_AIM OF THE TASK_
Below this line is a listing that includes pictures. Copy exactly, and only, the lines from the one containing "Clone this diagram in TikZ." through the one containing "(0,0) rectangle (760,513);"; the pictures do not go in the copy.

_PROVIDED DATA_
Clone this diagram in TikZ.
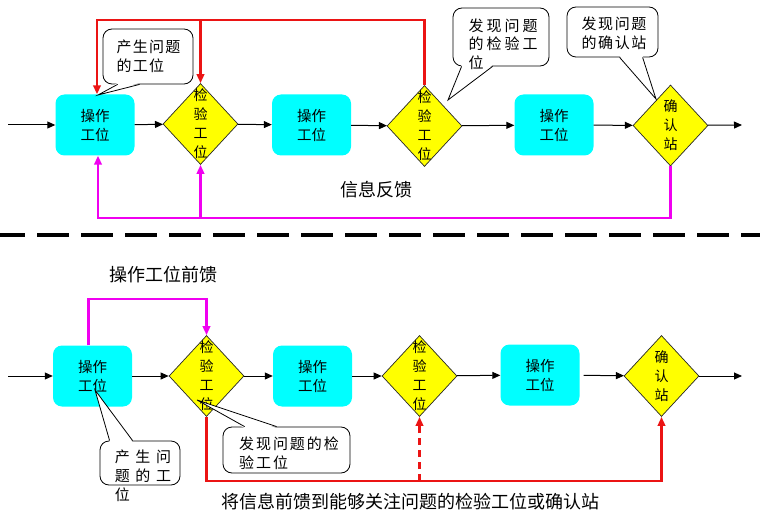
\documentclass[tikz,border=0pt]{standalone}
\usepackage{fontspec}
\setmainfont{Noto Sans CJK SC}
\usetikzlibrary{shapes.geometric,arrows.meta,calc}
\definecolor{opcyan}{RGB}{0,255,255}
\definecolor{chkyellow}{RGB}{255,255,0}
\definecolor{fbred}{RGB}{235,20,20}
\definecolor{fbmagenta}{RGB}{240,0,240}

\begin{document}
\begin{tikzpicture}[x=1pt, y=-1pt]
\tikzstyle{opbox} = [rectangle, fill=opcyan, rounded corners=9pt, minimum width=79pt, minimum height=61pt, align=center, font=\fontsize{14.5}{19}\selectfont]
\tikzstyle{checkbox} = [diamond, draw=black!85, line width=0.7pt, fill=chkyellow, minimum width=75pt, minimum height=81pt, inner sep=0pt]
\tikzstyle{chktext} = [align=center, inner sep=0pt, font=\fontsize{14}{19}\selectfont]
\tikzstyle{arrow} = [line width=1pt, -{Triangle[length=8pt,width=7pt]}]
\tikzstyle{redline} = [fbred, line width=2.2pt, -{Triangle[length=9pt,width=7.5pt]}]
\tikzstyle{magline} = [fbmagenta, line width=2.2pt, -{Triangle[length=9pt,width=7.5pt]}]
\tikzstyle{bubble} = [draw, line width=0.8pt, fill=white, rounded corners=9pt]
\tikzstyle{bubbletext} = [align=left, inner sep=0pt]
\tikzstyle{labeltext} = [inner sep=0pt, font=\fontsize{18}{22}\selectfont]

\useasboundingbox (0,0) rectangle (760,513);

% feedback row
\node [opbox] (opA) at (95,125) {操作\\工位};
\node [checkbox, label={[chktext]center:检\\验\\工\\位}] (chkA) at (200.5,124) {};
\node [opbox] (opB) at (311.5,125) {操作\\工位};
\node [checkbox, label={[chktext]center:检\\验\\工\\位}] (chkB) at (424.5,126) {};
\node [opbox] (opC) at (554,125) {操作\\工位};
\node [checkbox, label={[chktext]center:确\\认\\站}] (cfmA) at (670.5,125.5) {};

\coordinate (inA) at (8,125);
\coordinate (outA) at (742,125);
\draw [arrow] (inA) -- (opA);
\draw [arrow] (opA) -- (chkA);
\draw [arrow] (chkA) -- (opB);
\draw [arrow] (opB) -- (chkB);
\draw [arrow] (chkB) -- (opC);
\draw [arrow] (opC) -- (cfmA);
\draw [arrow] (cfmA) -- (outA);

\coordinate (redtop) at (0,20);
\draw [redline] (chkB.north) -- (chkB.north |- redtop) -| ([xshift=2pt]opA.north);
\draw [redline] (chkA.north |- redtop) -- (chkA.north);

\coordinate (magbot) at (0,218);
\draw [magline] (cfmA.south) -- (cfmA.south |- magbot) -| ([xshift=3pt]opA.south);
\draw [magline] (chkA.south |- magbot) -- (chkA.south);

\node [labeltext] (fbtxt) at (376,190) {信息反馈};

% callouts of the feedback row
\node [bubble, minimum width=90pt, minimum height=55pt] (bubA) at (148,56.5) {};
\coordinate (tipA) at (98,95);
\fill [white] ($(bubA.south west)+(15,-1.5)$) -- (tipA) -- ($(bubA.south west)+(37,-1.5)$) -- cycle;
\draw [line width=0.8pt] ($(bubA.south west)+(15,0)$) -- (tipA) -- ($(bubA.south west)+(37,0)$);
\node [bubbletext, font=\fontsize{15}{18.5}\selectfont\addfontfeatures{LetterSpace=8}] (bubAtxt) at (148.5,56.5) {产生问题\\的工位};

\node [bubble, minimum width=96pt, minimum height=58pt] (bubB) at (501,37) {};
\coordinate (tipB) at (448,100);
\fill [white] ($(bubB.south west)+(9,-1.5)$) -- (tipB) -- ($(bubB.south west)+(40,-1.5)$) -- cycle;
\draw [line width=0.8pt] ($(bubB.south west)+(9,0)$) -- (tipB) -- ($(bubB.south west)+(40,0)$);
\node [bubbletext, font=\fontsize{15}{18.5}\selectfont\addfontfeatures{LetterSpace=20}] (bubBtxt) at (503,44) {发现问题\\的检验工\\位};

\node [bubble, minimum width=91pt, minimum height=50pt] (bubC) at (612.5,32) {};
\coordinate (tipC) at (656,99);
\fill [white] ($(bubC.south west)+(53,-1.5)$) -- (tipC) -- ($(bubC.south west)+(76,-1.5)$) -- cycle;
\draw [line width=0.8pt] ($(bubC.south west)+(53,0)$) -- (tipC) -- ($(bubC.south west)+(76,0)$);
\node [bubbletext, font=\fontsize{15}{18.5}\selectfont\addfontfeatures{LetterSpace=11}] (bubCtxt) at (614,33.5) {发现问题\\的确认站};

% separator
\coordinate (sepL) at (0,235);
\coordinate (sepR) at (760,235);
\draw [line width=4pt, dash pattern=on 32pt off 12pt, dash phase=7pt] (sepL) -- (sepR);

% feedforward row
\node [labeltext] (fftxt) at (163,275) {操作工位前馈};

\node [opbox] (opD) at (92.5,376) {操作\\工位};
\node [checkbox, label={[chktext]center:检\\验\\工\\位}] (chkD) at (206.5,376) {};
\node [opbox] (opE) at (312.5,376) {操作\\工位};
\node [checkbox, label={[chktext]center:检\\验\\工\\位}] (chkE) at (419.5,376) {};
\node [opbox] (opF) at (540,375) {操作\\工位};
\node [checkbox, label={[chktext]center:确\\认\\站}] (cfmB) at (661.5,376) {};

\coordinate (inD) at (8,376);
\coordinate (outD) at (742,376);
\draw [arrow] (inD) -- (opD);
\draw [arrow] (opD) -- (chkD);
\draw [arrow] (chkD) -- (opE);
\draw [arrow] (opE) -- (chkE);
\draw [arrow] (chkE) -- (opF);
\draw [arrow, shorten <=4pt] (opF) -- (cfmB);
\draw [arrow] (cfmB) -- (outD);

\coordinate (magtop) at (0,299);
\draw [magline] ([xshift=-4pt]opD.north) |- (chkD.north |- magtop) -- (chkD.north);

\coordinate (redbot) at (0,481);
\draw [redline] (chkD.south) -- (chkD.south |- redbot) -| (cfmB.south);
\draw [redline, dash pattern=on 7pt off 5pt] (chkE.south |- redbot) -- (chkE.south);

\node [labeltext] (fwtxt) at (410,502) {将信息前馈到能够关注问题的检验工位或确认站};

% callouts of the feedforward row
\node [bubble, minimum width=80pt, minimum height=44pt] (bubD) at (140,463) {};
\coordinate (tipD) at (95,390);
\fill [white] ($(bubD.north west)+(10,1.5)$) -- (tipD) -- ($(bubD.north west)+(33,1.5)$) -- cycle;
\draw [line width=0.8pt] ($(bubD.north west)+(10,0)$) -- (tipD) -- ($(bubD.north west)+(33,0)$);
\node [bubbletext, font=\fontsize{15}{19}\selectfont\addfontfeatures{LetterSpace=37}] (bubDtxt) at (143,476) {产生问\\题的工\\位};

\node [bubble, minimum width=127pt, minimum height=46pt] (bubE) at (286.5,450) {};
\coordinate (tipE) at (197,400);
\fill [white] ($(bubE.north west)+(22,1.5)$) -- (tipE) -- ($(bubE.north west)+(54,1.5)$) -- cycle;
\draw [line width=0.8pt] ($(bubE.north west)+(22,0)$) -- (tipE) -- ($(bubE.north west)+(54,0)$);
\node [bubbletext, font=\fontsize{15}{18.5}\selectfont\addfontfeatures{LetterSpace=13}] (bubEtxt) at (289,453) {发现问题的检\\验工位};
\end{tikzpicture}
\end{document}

* * *

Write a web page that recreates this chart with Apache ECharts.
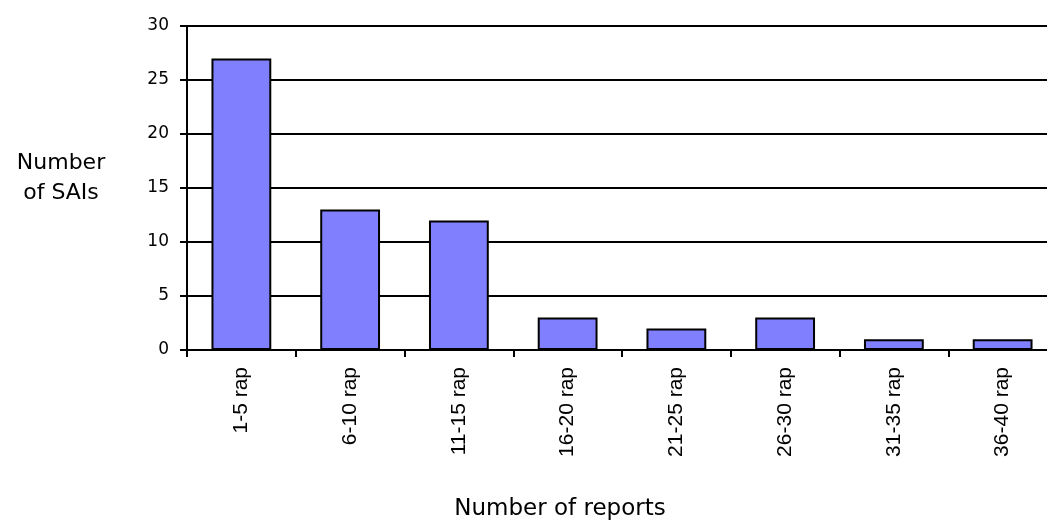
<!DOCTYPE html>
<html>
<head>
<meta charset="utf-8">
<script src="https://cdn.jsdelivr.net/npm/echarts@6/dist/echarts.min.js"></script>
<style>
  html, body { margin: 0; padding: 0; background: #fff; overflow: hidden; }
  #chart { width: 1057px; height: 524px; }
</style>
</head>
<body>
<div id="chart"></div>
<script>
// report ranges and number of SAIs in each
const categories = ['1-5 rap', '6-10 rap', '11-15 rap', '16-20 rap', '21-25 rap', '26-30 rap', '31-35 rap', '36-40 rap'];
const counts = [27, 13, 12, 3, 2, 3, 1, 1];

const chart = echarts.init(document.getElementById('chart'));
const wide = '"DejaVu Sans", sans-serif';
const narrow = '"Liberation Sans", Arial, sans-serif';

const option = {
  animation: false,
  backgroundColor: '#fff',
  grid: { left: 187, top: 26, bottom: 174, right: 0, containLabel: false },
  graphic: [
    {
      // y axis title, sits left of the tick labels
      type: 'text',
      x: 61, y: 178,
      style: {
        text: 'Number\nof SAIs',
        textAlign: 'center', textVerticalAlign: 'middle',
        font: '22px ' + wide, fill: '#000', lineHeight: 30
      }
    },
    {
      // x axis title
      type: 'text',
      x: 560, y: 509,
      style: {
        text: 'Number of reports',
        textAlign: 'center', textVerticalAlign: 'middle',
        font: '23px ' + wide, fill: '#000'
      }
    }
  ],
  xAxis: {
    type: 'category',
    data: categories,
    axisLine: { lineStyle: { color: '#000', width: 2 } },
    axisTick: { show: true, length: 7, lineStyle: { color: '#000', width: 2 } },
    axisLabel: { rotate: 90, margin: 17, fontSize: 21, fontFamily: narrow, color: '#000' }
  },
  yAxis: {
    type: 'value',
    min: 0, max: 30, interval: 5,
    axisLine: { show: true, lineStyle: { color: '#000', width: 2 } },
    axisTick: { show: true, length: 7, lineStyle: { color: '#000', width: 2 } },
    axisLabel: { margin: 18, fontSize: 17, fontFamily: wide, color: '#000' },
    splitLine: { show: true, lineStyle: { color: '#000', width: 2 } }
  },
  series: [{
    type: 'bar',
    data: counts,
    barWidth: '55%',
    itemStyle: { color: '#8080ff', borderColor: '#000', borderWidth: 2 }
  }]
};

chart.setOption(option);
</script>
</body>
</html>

_WORKED ANSWER_
Clone this diagram in TikZ.
\documentclass[tikz,border=0pt]{standalone}
\usepackage{fontspec}
\setmainfont{Noto Sans CJK SC}
\usetikzlibrary{shapes.geometric,arrows.meta,calc}
\definecolor{opcyan}{RGB}{0,255,255}
\definecolor{chkyellow}{RGB}{255,255,0}
\definecolor{fbred}{RGB}{235,20,20}
\definecolor{fbmagenta}{RGB}{240,0,240}

\begin{document}
\begin{tikzpicture}[x=1pt, y=-1pt]
\tikzstyle{opbox} = [rectangle, fill=opcyan, rounded corners=9pt, minimum width=79pt, minimum height=61pt, align=center, font=\fontsize{14.5}{19}\selectfont]
\tikzstyle{checkbox} = [diamond, draw=black!85, line width=0.7pt, fill=chkyellow, minimum width=75pt, minimum height=81pt, inner sep=0pt]
\tikzstyle{chktext} = [align=center, inner sep=0pt, font=\fontsize{14}{19}\selectfont]
\tikzstyle{arrow} = [line width=1pt, -{Triangle[length=8pt,width=7pt]}]
\tikzstyle{redline} = [fbred, line width=2.2pt, -{Triangle[length=9pt,width=7.5pt]}]
\tikzstyle{magline} = [fbmagenta, line width=2.2pt, -{Triangle[length=9pt,width=7.5pt]}]
\tikzstyle{bubble} = [draw, line width=0.8pt, fill=white, rounded corners=9pt]
\tikzstyle{bubbletext} = [align=left, inner sep=0pt]
\tikzstyle{labeltext} = [inner sep=0pt, font=\fontsize{18}{22}\selectfont]

\useasboundingbox (0,0) rectangle (760,513);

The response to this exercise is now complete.